The 3 Basic Principles of Rhythm:
- Gather or back move (leg lift, weight shift, etc.) must begin before release.
- Forward move or stride must begin at release.
- All movements should feel smooth, natural and athletic. They should not be choppy, jerky or stiff.
♦ It starts well before you get to the plate. ♦
You don’t need a bat in your hands to start syncing your movements up with the pitcher. While the pitcher is warming up or pitching against your teammates, you can watch his movements and begin to work on your gather and stride. Then continue to sync yourself up while on deck, and trying to get a feel for the rhythm you are going to bring to the plate.
Factor #3: ARE YOU UNDER CONTROL?
At the moment of the release of the pitch, your brain is going to begin deciphering the information it’s getting from your eyes. It will be trying to calculate the speed, location and movement of the ball. As the ball continues to get closer to you, more and more information will become available. If you are not fully under control of your body as this information comes in, you will be unable to use the information to adjust your swing to the pitch. In other words, you’re playing the guessing game with your timing. If you aren’t dead-on with your guess….WHIFF…swing and a miss! So how do we begin making changes? It starts with your mindset.
♦ Start slow and early ♦
It is much easier to be under control and be consistent with your gather and stride, when those movements are slow. If your feet are moving fast through the gather and stride, it will be much more difficult to control those movements. Fast movements will leave you susceptible to inconsistencies in the gather and stride, and ultimately, inconsistencies in the hitting position you get to at the moment you land your stride.
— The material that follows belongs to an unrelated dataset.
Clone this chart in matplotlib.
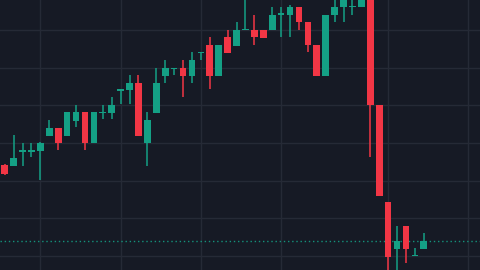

Timing will be difficult.
CHECK OUT THIS VIDEO: 6-time MLB All-Star Jose Bautista discussing a SLOW and EARLY start!
♦ Where does the control come from? ♦
The 3 Sources of Body Control During the Stride:
- Your upper body “loading” or resisting while your body is moving forward.
- Your rear leg, especially your glute and hip flexor muscles, being very engaged while the body is moving forward. (A lack of strength in these muscles will make it difficult for a hitter to be under control.)
- Core strength and stability. (Core strength and stability should be a regular part of training at all levels of baseball.)
♦ How do we adjust to offspeed? ♦
First, before we discuss this, understand that 99% of the time you must be timed up and ready for the fastball, and adjust to the offspeed. For older, more experienced hitters, there may be times when you sit on an offspeed pitch, but it is typically not going to be a regular occurrence. When pitchers begin changing speeds consistently, and throwing multiple pitches for strikes, it is even more important for hitters to be in control during the stride or forward move. If a pitcher has a decent change up or curveball, you will not always recognize it directly of their hand. Now, if you have good rhythm, as we talked about earlier, you will be mid-stride when your brain begins to decipher the movement and change in speed of the ball. If you recognize the pitch early enough, and you are utilizing the “3 Sources of Body Control During the Stride” outlined above, you should be able to slow your stride and lower half down enough to be able to adjust to offspeed pitch.